辰口:いろいろありますが、まずビジネスのプロフェッショナルであるレアリゼさんに、社外の視点で指導していただくことで、自分を客観視する契機になっているのは大きいですね。
世の中のビジネスパーソンの中で、自分の能力や課題感がどんな水準にあるのか、気づきを得ていると思います。
もう一つの成果として、研修を通じて同期としての深いつながりが生まれていることが挙げられます。
同期といっても、幹部候補としてお互いライバルでもあり、単に飲み会のような形で集まっても深い交流をするのはなかなか難しい。
フォロー研修の場で定期的に顔を合わせて、仕事に対する自分の意見を述べたり、一歩踏み込んだフィードバックをしたりすることで、切磋琢磨するというか、本人たちの大きな成長機会になっているのを感じます。
李:何か印象に残っているエピソードがあればお聞かせください。
辰口:研修を経て、他の幹部候補メンバーに対する言葉のかけ方や振る舞い方が変わっていくのが印象的でした。
頭の回転が速くて、誰よりも先に自分の答えが言えるような社員は、もちろん素晴らしいのですが、発言が“上から目線”になってしまいがちですよね。
例えばフォロー研修の中で、360度サーベイで先輩や同僚からどのように評価されたのか、結果を共有する機会がありました。
それまでは「そうそう! お前は、そういうところがあるよな!」などと、やや威張り口調だったある社員が、あるときから「そうだね。でも自分がそういう評価をされているのはなぜだと思う?」と、優しく質問を投げかけるようになっていたのですね。
なるほど、このように成長していくのだなと、私としても新鮮な発見でした。
自分の意見でメンバーを引っ張っていく姿勢も大事ですが、あえて意見を言わず、他のメンバーたちの発言を促して、それを取りまとめながらアウトプットを導く姿勢も、リーダーとして大切ですので。
李:そうですね。みなさん、もともと優秀な方々ですから、研修を通じて、自分がやりたいことを実現するだけでなく、他の人がやりたいことを形にする大事さを学んでいただけたと思います。
辰口:それからもう一つ。
若手社員は、自分が評価されない原因を「知識不足」や「経験不足」だと思い込んでしまうことがよくあります。
でも、仮に上司に「そんなことも知らないのか?」と言われたとしても、知識不足が駄目なのではなく、相手の立場に立つことができていないことが根本の問題だったりしますよね。
相手の立場に立てたら、事前に調べておくことができるかもしれない。
あるいは質問に答えられなくても「知らなかったです」「調べてないです」で終わらず、なぜ上司はその質問をしたのか、意図や目的にしっかりと目を向ける。

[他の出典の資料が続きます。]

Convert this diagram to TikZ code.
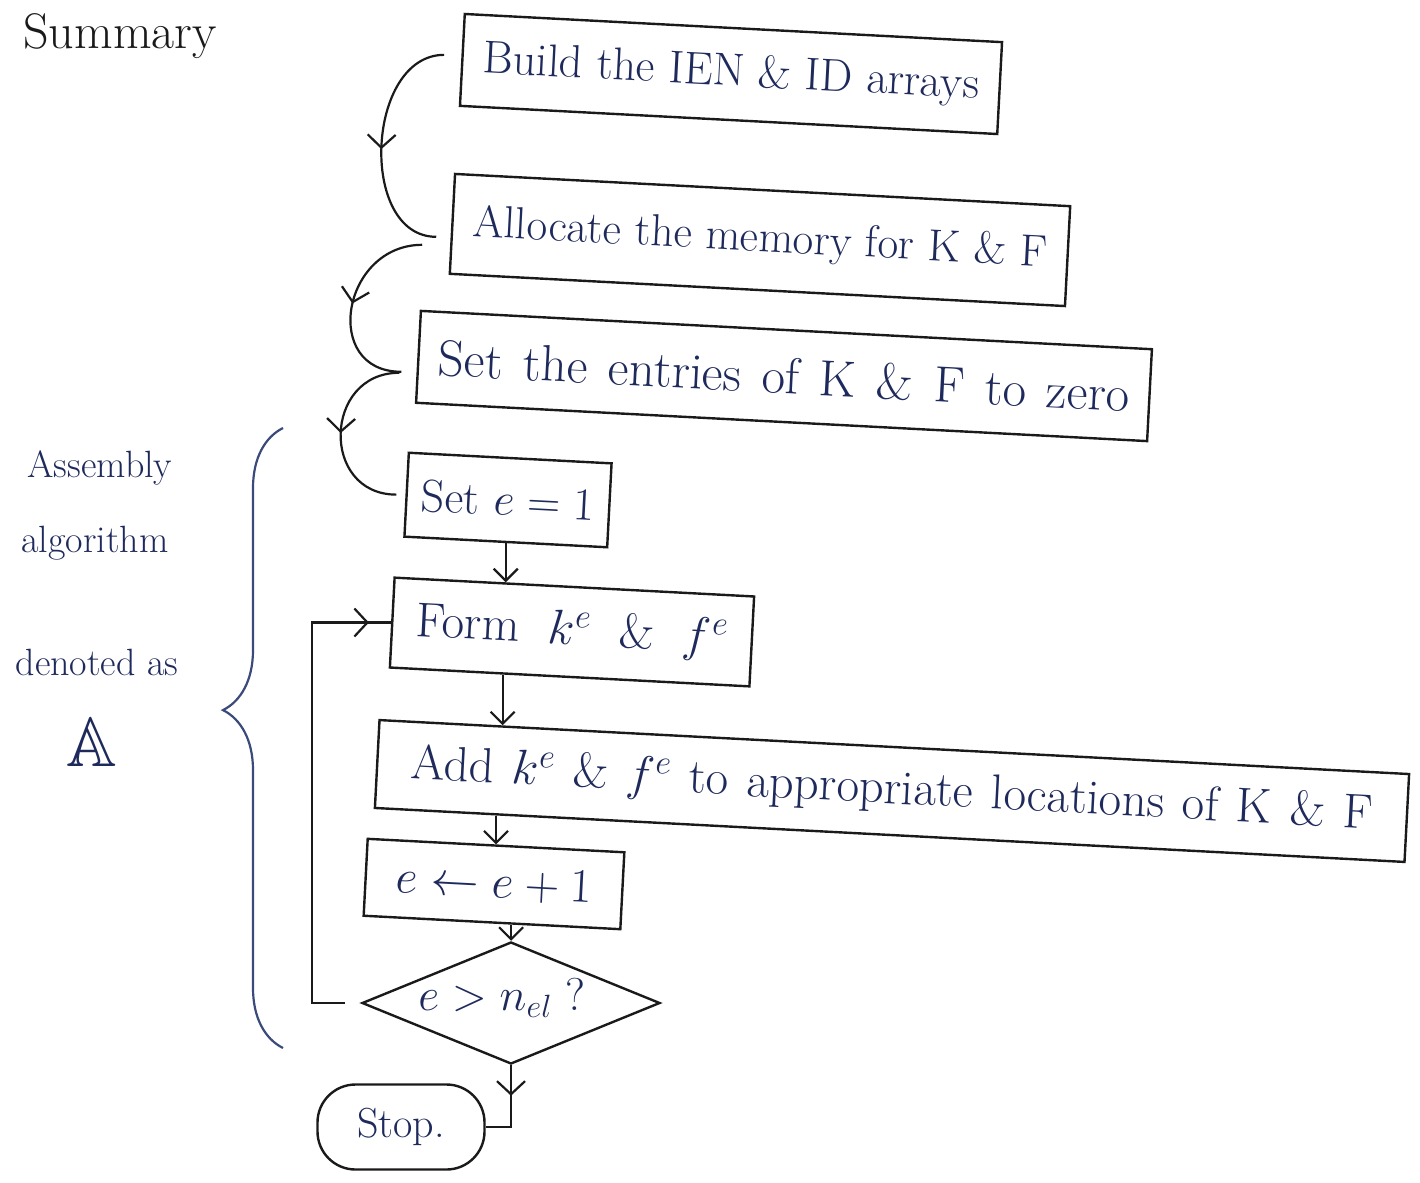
\RequirePackage{fix-cm}
\documentclass[tikz,border=0pt]{standalone}
\usepackage{amssymb}
\usetikzlibrary{shapes.geometric,decorations.markings,decorations.pathreplacing,arrows.meta,calc}
\definecolor{ink}{HTML}{1F2A5C}
\definecolor{pen}{HTML}{1A1A1A}
\definecolor{bracecol}{HTML}{3A4A7A}
\newcommand{\wsp}[1]{\spaceskip=#1\relax}
\begin{document}
\begin{tikzpicture}[x=1pt,y=-1pt,
  box/.style={draw=pen, line width=2.4pt, rectangle, rotate=-3, inner sep=0pt, text=ink,
              font=\fontsize{46}{52}\selectfont},
  flow/.style={draw=pen, line width=2.2pt},
  tipend/.style={-{Straight Barb[length=12pt,width=24pt]}},
  midtip/.style={postaction={decorate},
     decoration={markings, mark=at position #1 with {\arrow{Straight Barb[length=13pt,width=28pt]}}}},
  midtip/.default=0.5,
  lbl/.style={text=ink, font=\fontsize{38}{44}\selectfont, align=center},
]
\useasboundingbox (0,0) rectangle (1420,1182);

% left labels
\node[text=pen, font=\fontsize{50}{54}\selectfont] (summary) at (120,36) {Summary};
\node[lbl] (asm) at (100,468) {Assembly};
\node[lbl] (alg) at (95,543) {algorithm};
\node[lbl] (den) at (97,662) {denoted as};
\node[text=ink, font=\fontsize{70}{76}\selectfont] (bbA) at (92,742) {$\mathbb{A}$};

% brace
\draw[bracecol, line width=2.2pt, decorate, decoration={brace, amplitude=60pt, aspect=0.545}]
  (283,1048) -- (283,428);

% boxes
\node[box, minimum width=538pt, minimum height=92pt, font=\fontsize{46}{52}\selectfont] (b1) at (731,74) {Build the IEN \& ID arrays};
\node[box, minimum width=616pt, minimum height=100pt, font=\fontsize{45}{52}\selectfont] (b2) at (760,240) {Allocate the memory for K \& F};
\node[box, minimum width=732pt, minimum height=92pt, font=\fontsize{51}{58}\selectfont] (b3) at (784,376) {\wsp{0.4em}Set the entries of K \& F to zero};
\node[box, minimum width=203pt, minimum height=84pt] (b4) at (508,500) {Set $e=1$};
\node[box, minimum width=360pt, minimum height=90pt, font=\fontsize{49}{56}\selectfont] (b5) at (572,632) {\wsp{0.58em}Form $k^e$ \& $f^e$};
\node[box, minimum width=1031pt, minimum height=88pt, font=\fontsize{49}{56}\selectfont] (b6) at (892,791) {\wsp{0.37em}Add $k^e$ \& $f^e$ to appropriate locations of K \& F};
\node[box, minimum width=257pt, minimum height=77pt, font=\fontsize{48}{52}\selectfont] (b7) at (494,884) {$e \leftarrow e+1$};
\node[diamond, draw=pen, line width=2.4pt, minimum width=298pt, minimum height=122pt, inner sep=0pt] (dec) at (511,1003) {};
\node[text=ink, font=\fontsize{46}{52}\selectfont] (dect) at (502,998) {$e > n_{el}$ ?};
\node[draw=pen, line width=2.4pt, rounded corners=38pt, minimum width=167pt, minimum height=85pt,
      text=ink, font=\fontsize{42}{46}\selectfont] (stop) at (401,1127) {Stop.};

% curved connectors
\draw[flow, midtip=0.52] ($(b1.west)+(-17,-5)$) to[out=180,in=180,looseness=1.1] ($(b2.west)+(-15,13)$);
\draw[flow, midtip=0.5] ($(b2.west)+(-29,21)$) to[out=180,in=180,looseness=1.6] ($(b3.west)+(-16,15)$);
\draw[flow, midtip=0.5] ($(b3.west)+(-18,16)$) to[out=180,in=180,looseness=1.6] ($(b4.west)+(-9,0)$);

% edge points for the vertical connectors
\coordinate (b5top) at ($(b5.north west)!0.31!(b5.north east)$);
\coordinate (b5bot) at ($(b5.south west)!0.315!(b5.south east)$);
\coordinate (b6top) at ($(b6.north west)!0.12!(b6.north east)$);
\coordinate (b6bot) at ($(b6.south west)!0.1186!(b6.south east)$);
\coordinate (b7top) at ($(b7.north west)!0.504!(b7.north east)$);
\coordinate (b7bot) at ($(b7.south west)!0.574!(b7.south east)$);

% straight connectors
\draw[flow, tipend] (b4.south) -- (b4.south |- b5top);
\draw[flow, tipend] (b5bot) -- (b5bot |- b6top);
\draw[flow, tipend] (b6bot) -- (b6bot |- b7top);
\draw[flow, tipend] (b7bot) -- (b7bot |- dec.north);

% loop back
\coordinate (loopx) at (312,0);
\draw[flow, midtip=0.955] ($(dec.west)+(-16,0)$) -- (dec.west -| loopx) -- (loopx |- b5.west) -- (b5.west);

% to stop
\draw[flow, midtip=0.35] (dec.south) -- (dec.south |- stop.east) -- (stop.east);
\end{tikzpicture}
\end{document}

上司としても、知識の有無を問いたいわけではなく、目的達成のために必要な情報だから聞いているわけです。
「どこで調べられますか?」「どういう調べ方が効果的ですか?」などと逆に問いかければ、上司も喜んでそれに答えてくれるでしょう。
闇雲に情報だけを調べるだけでは、いつまで経って目的に沿った対応ができません。
李:たしかに「Why」「What」ではなく「How」に目が向かってしまうというか、目的について考えるよりも、目先の質問に答えることだけに注力してしまうケースはよくありますね。
辰口:はい。李さんが、研修を通じて「目的・目標」の重要さを伝えてくださっているので、メンバーたちも徐々に理解できていると思います。
李:そうですね。目的・目標はビジネスの場でよく使われる“耳たこ”な言葉ではあるのですが、本質をつかむのが難しい面はあります。私も研修で自然に理解していただけるよう、意識しているところです。